>> BEGIN

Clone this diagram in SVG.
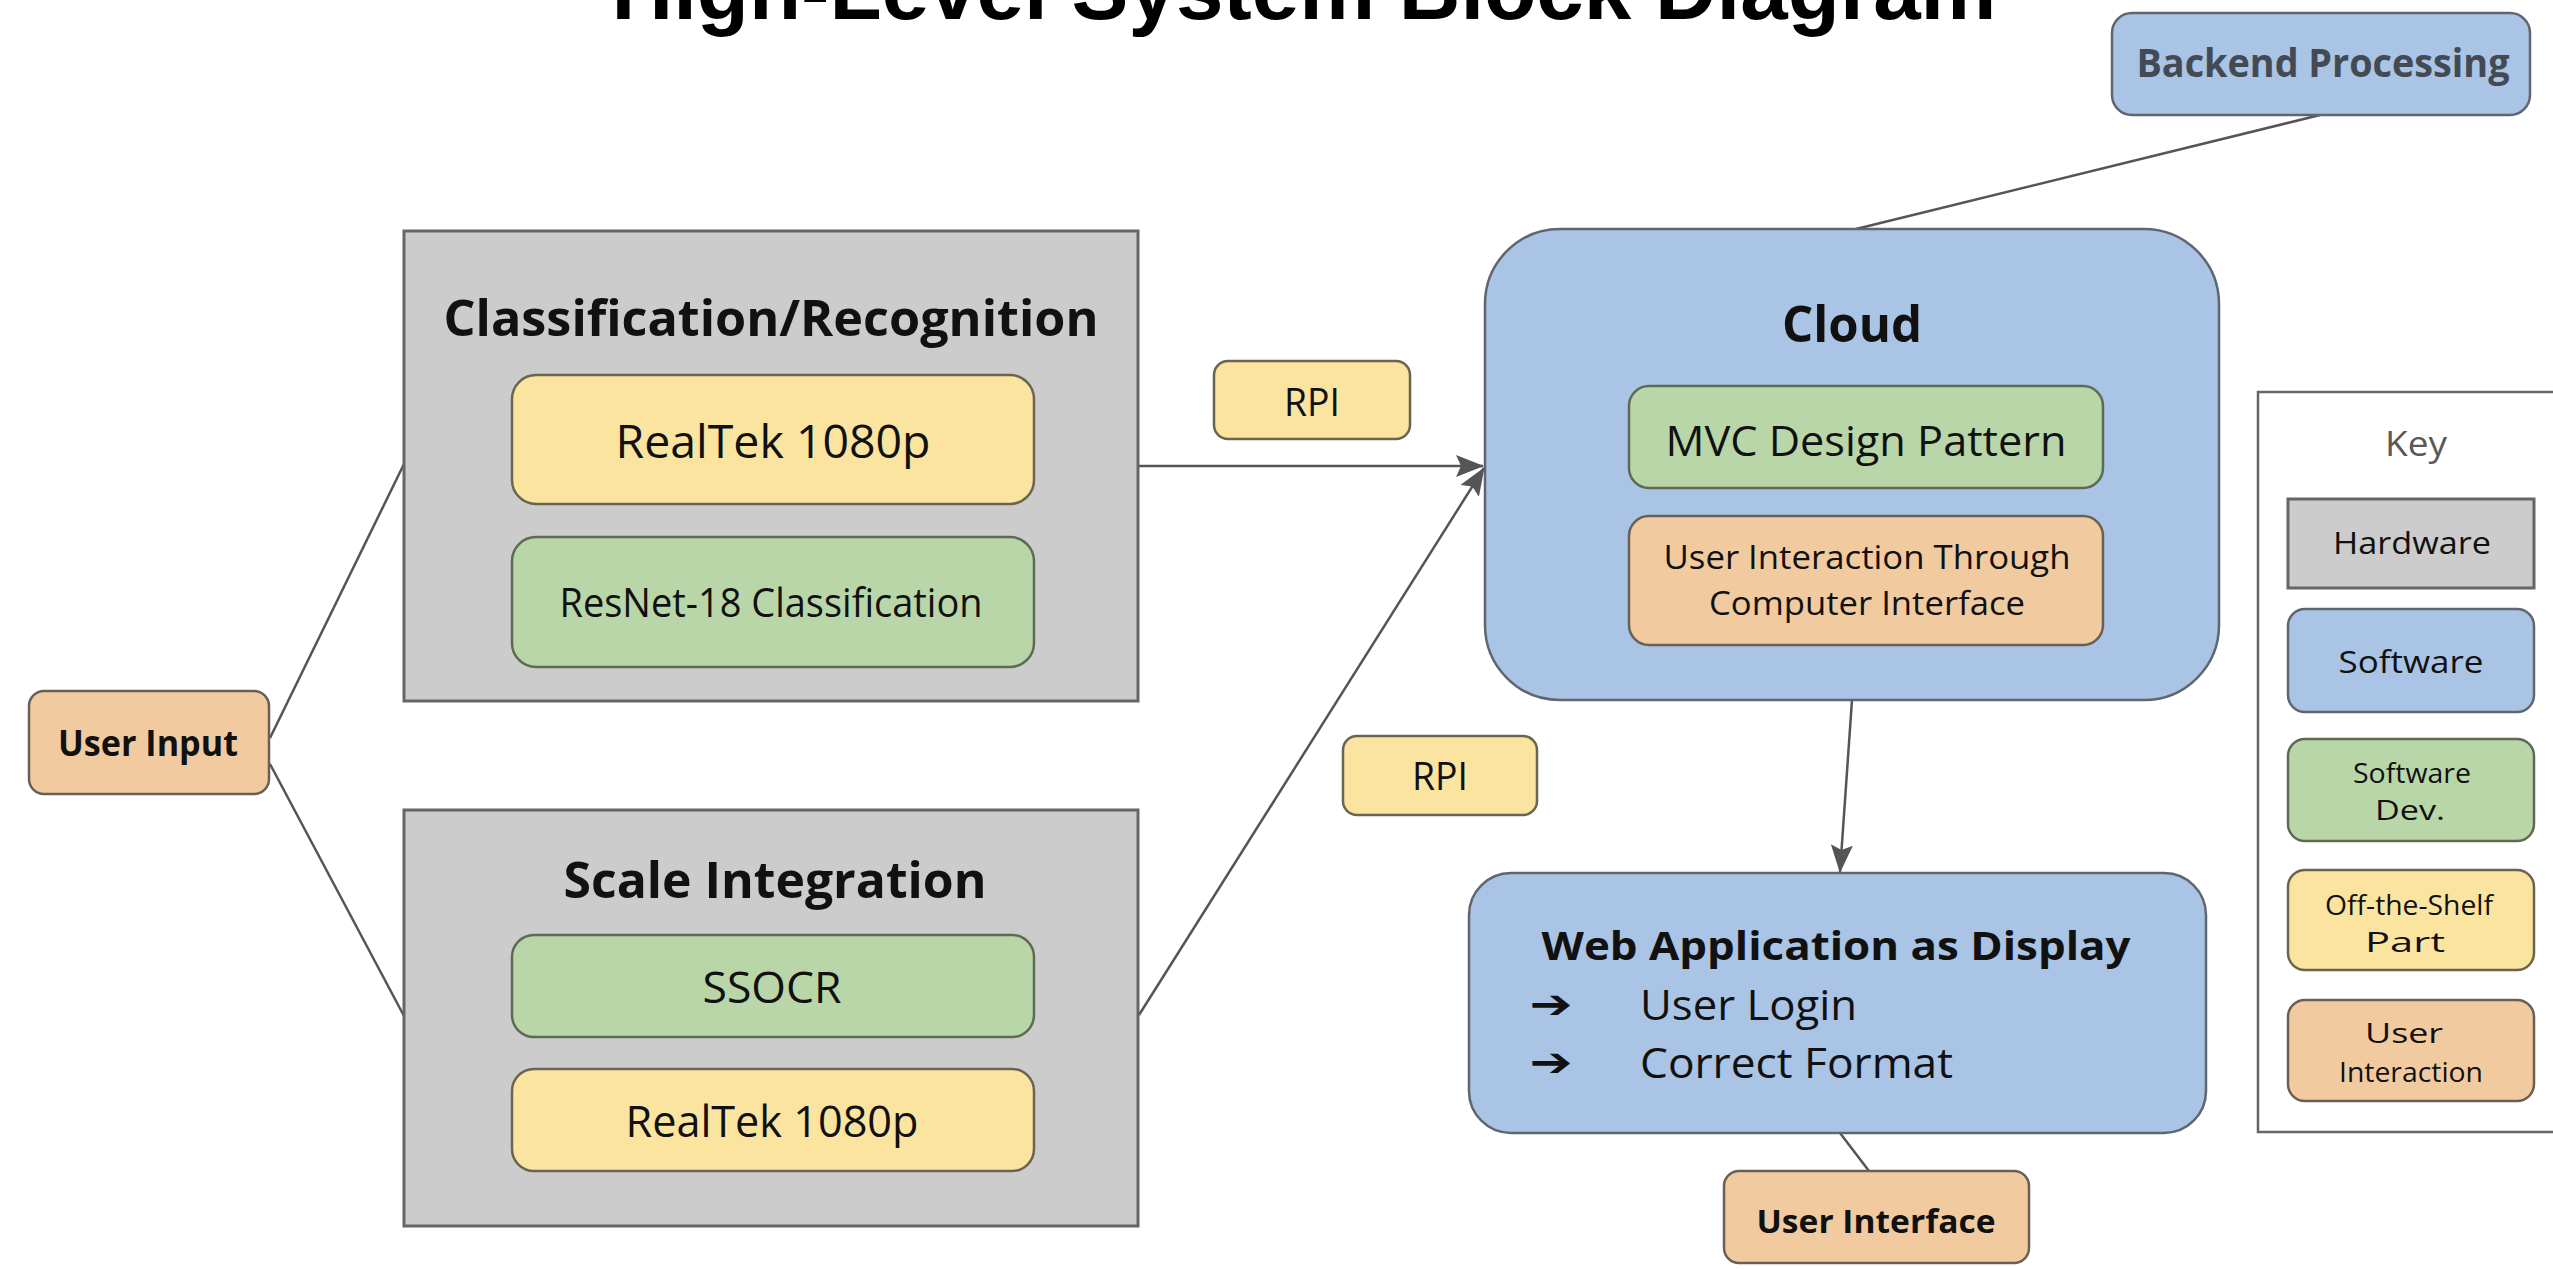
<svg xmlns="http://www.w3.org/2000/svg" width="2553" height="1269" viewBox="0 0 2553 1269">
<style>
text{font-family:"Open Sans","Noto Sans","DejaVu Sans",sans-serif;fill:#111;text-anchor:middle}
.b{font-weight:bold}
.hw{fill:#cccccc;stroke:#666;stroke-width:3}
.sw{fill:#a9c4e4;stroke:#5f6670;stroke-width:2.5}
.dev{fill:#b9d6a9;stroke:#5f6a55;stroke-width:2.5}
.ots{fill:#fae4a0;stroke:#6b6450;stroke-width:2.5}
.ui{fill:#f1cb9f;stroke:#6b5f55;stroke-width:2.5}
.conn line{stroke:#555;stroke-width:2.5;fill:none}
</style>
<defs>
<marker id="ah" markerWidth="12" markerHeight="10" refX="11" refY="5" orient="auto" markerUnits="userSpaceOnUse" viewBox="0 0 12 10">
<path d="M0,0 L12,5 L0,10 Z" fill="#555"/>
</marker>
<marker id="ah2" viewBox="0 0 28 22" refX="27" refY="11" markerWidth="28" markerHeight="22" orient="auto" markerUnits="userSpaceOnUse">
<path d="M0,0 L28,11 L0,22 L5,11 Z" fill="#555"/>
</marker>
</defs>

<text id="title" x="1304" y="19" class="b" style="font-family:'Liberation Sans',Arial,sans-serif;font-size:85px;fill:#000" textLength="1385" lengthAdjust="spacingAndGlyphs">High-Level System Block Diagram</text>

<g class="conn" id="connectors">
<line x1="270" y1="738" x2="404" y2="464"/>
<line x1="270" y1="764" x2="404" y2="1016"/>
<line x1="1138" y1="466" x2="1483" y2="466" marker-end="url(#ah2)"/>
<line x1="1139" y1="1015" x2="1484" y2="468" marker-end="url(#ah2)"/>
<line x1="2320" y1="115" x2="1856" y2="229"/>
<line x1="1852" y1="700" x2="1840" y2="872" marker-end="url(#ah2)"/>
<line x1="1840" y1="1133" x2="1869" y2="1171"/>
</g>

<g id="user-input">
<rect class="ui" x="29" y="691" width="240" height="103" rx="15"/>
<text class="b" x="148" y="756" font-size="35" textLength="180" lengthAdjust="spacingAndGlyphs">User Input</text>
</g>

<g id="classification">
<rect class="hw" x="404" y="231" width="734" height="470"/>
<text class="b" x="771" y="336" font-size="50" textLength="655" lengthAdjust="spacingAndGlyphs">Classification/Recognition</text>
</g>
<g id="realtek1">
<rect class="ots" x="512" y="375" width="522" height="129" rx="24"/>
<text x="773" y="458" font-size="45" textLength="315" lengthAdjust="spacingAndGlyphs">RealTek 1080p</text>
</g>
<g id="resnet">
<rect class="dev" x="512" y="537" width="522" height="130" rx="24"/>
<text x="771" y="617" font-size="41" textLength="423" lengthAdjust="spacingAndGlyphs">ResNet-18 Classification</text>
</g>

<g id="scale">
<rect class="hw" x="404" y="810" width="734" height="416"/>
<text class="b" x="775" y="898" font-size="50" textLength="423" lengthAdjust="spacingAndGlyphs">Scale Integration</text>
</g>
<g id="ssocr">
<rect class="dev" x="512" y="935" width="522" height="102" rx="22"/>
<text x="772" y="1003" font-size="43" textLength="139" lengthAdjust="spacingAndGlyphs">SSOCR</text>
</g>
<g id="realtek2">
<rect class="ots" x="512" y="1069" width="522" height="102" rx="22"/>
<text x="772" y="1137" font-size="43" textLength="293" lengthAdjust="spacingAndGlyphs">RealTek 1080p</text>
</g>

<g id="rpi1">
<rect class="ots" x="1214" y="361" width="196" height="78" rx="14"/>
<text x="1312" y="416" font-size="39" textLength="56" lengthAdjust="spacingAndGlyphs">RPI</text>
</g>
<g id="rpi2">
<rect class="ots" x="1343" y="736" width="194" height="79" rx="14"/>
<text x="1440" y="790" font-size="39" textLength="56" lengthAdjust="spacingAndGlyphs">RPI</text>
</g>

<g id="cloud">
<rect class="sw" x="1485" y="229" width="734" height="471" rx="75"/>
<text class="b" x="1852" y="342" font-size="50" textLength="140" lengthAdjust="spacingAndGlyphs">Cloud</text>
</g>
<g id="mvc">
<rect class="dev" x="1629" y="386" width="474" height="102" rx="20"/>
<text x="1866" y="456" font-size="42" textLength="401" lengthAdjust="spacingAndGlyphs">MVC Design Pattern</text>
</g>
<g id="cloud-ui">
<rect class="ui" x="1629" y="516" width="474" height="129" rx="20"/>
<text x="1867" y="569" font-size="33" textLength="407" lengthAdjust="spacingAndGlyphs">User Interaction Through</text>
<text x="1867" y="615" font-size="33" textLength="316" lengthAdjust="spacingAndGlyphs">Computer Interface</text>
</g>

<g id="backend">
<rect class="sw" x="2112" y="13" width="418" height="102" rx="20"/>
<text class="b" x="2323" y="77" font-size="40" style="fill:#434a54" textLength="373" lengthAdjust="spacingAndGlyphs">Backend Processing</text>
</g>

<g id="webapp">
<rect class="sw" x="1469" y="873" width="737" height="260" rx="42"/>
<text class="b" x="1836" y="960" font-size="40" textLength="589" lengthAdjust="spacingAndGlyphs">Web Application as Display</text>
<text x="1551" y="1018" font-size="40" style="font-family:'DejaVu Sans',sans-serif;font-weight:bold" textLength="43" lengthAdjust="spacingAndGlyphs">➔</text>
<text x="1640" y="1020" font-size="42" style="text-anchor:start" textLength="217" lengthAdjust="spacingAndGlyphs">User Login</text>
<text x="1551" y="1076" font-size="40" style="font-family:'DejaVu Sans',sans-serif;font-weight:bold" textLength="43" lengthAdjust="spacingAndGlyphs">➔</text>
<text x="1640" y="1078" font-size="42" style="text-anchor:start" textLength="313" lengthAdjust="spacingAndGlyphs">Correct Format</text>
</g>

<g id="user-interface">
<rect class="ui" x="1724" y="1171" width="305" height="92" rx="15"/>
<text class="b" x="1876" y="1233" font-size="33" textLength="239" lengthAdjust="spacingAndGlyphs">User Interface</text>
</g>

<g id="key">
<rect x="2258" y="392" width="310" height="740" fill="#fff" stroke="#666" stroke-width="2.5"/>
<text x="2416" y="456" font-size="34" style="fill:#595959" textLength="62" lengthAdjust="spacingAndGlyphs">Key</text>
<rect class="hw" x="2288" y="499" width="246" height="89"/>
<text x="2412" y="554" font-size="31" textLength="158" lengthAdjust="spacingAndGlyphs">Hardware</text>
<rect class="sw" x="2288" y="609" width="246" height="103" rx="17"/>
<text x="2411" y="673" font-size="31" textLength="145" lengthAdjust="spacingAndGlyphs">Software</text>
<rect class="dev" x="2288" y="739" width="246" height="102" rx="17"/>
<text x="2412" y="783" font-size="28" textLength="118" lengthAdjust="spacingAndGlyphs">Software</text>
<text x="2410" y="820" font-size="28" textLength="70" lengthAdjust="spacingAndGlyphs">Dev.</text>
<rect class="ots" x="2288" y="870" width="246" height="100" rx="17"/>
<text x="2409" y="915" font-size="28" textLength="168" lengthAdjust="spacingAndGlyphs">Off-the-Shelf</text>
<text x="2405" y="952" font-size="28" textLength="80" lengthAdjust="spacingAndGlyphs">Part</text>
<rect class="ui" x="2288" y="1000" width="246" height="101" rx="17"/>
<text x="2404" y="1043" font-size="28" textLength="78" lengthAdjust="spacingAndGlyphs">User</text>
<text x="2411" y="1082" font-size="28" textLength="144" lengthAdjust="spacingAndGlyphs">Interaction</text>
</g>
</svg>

>> END

#### [Work to do]
Omit the pictures, and quote the material above exactly as given.

#### [Result of this task]
Clone this diagram in SVG.
<svg xmlns="http://www.w3.org/2000/svg" width="2553" height="1269" viewBox="0 0 2553 1269">
<style>
text{font-family:"Open Sans","Noto Sans","DejaVu Sans",sans-serif;fill:#111;text-anchor:middle}
.b{font-weight:bold}
.hw{fill:#cccccc;stroke:#666;stroke-width:3}
.sw{fill:#a9c4e4;stroke:#5f6670;stroke-width:2.5}
.dev{fill:#b9d6a9;stroke:#5f6a55;stroke-width:2.5}
.ots{fill:#fae4a0;stroke:#6b6450;stroke-width:2.5}
.ui{fill:#f1cb9f;stroke:#6b5f55;stroke-width:2.5}
.conn line{stroke:#555;stroke-width:2.5;fill:none}
</style>
<defs>
<marker id="ah" markerWidth="12" markerHeight="10" refX="11" refY="5" orient="auto" markerUnits="userSpaceOnUse" viewBox="0 0 12 10">
<path d="M0,0 L12,5 L0,10 Z" fill="#555"/>
</marker>
<marker id="ah2" viewBox="0 0 28 22" refX="27" refY="11" markerWidth="28" markerHeight="22" orient="auto" markerUnits="userSpaceOnUse">
<path d="M0,0 L28,11 L0,22 L5,11 Z" fill="#555"/>
</marker>
</defs>

<text id="title" x="1304" y="19" class="b" style="font-family:'Liberation Sans',Arial,sans-serif;font-size:85px;fill:#000" textLength="1385" lengthAdjust="spacingAndGlyphs">High-Level System Block Diagram</text>

<g class="conn" id="connectors">
<line x1="270" y1="738" x2="404" y2="464"/>
<line x1="270" y1="764" x2="404" y2="1016"/>
<line x1="1138" y1="466" x2="1483" y2="466" marker-end="url(#ah2)"/>
<line x1="1139" y1="1015" x2="1484" y2="468" marker-end="url(#ah2)"/>
<line x1="2320" y1="115" x2="1856" y2="229"/>
<line x1="1852" y1="700" x2="1840" y2="872" marker-end="url(#ah2)"/>
<line x1="1840" y1="1133" x2="1869" y2="1171"/>
</g>

<g id="user-input">
<rect class="ui" x="29" y="691" width="240" height="103" rx="15"/>
<text class="b" x="148" y="756" font-size="35" textLength="180" lengthAdjust="spacingAndGlyphs">User Input</text>
</g>

<g id="classification">
<rect class="hw" x="404" y="231" width="734" height="470"/>
<text class="b" x="771" y="336" font-size="50" textLength="655" lengthAdjust="spacingAndGlyphs">Classification/Recognition</text>
</g>
<g id="realtek1">
<rect class="ots" x="512" y="375" width="522" height="129" rx="24"/>
<text x="773" y="458" font-size="45" textLength="315" lengthAdjust="spacingAndGlyphs">RealTek 1080p</text>
</g>
<g id="resnet">
<rect class="dev" x="512" y="537" width="522" height="130" rx="24"/>
<text x="771" y="617" font-size="41" textLength="423" lengthAdjust="spacingAndGlyphs">ResNet-18 Classification</text>
</g>

<g id="scale">
<rect class="hw" x="404" y="810" width="734" height="416"/>
<text class="b" x="775" y="898" font-size="50" textLength="423" lengthAdjust="spacingAndGlyphs">Scale Integration</text>
</g>
<g id="ssocr">
<rect class="dev" x="512" y="935" width="522" height="102" rx="22"/>
<text x="772" y="1003" font-size="43" textLength="139" lengthAdjust="spacingAndGlyphs">SSOCR</text>
</g>
<g id="realtek2">
<rect class="ots" x="512" y="1069" width="522" height="102" rx="22"/>
<text x="772" y="1137" font-size="43" textLength="293" lengthAdjust="spacingAndGlyphs">RealTek 1080p</text>
</g>

<g id="rpi1">
<rect class="ots" x="1214" y="361" width="196" height="78" rx="14"/>
<text x="1312" y="416" font-size="39" textLength="56" lengthAdjust="spacingAndGlyphs">RPI</text>
</g>
<g id="rpi2">
<rect class="ots" x="1343" y="736" width="194" height="79" rx="14"/>
<text x="1440" y="790" font-size="39" textLength="56" lengthAdjust="spacingAndGlyphs">RPI</text>
</g>

<g id="cloud">
<rect class="sw" x="1485" y="229" width="734" height="471" rx="75"/>
<text class="b" x="1852" y="342" font-size="50" textLength="140" lengthAdjust="spacingAndGlyphs">Cloud</text>
</g>
<g id="mvc">
<rect class="dev" x="1629" y="386" width="474" height="102" rx="20"/>
<text x="1866" y="456" font-size="42" textLength="401" lengthAdjust="spacingAndGlyphs">MVC Design Pattern</text>
</g>
<g id="cloud-ui">
<rect class="ui" x="1629" y="516" width="474" height="129" rx="20"/>
<text x="1867" y="569" font-size="33" textLength="407" lengthAdjust="spacingAndGlyphs">User Interaction Through</text>
<text x="1867" y="615" font-size="33" textLength="316" lengthAdjust="spacingAndGlyphs">Computer Interface</text>
</g>

<g id="backend">
<rect class="sw" x="2112" y="13" width="418" height="102" rx="20"/>
<text class="b" x="2323" y="77" font-size="40" style="fill:#434a54" textLength="373" lengthAdjust="spacingAndGlyphs">Backend Processing</text>
</g>

<g id="webapp">
<rect class="sw" x="1469" y="873" width="737" height="260" rx="42"/>
<text class="b" x="1836" y="960" font-size="40" textLength="589" lengthAdjust="spacingAndGlyphs">Web Application as Display</text>
<text x="1551" y="1018" font-size="40" style="font-family:'DejaVu Sans',sans-serif;font-weight:bold" textLength="43" lengthAdjust="spacingAndGlyphs">➔</text>
<text x="1640" y="1020" font-size="42" style="text-anchor:start" textLength="217" lengthAdjust="spacingAndGlyphs">User Login</text>
<text x="1551" y="1076" font-size="40" style="font-family:'DejaVu Sans',sans-serif;font-weight:bold" textLength="43" lengthAdjust="spacingAndGlyphs">➔</text>
<text x="1640" y="1078" font-size="42" style="text-anchor:start" textLength="313" lengthAdjust="spacingAndGlyphs">Correct Format</text>
</g>

<g id="user-interface">
<rect class="ui" x="1724" y="1171" width="305" height="92" rx="15"/>
<text class="b" x="1876" y="1233" font-size="33" textLength="239" lengthAdjust="spacingAndGlyphs">User Interface</text>
</g>

<g id="key">
<rect x="2258" y="392" width="310" height="740" fill="#fff" stroke="#666" stroke-width="2.5"/>
<text x="2416" y="456" font-size="34" style="fill:#595959" textLength="62" lengthAdjust="spacingAndGlyphs">Key</text>
<rect class="hw" x="2288" y="499" width="246" height="89"/>
<text x="2412" y="554" font-size="31" textLength="158" lengthAdjust="spacingAndGlyphs">Hardware</text>
<rect class="sw" x="2288" y="609" width="246" height="103" rx="17"/>
<text x="2411" y="673" font-size="31" textLength="145" lengthAdjust="spacingAndGlyphs">Software</text>
<rect class="dev" x="2288" y="739" width="246" height="102" rx="17"/>
<text x="2412" y="783" font-size="28" textLength="118" lengthAdjust="spacingAndGlyphs">Software</text>
<text x="2410" y="820" font-size="28" textLength="70" lengthAdjust="spacingAndGlyphs">Dev.</text>
<rect class="ots" x="2288" y="870" width="246" height="100" rx="17"/>
<text x="2409" y="915" font-size="28" textLength="168" lengthAdjust="spacingAndGlyphs">Off-the-Shelf</text>
<text x="2405" y="952" font-size="28" textLength="80" lengthAdjust="spacingAndGlyphs">Part</text>
<rect class="ui" x="2288" y="1000" width="246" height="101" rx="17"/>
<text x="2404" y="1043" font-size="28" textLength="78" lengthAdjust="spacingAndGlyphs">User</text>
<text x="2411" y="1082" font-size="28" textLength="144" lengthAdjust="spacingAndGlyphs">Interaction</text>
</g>
</svg>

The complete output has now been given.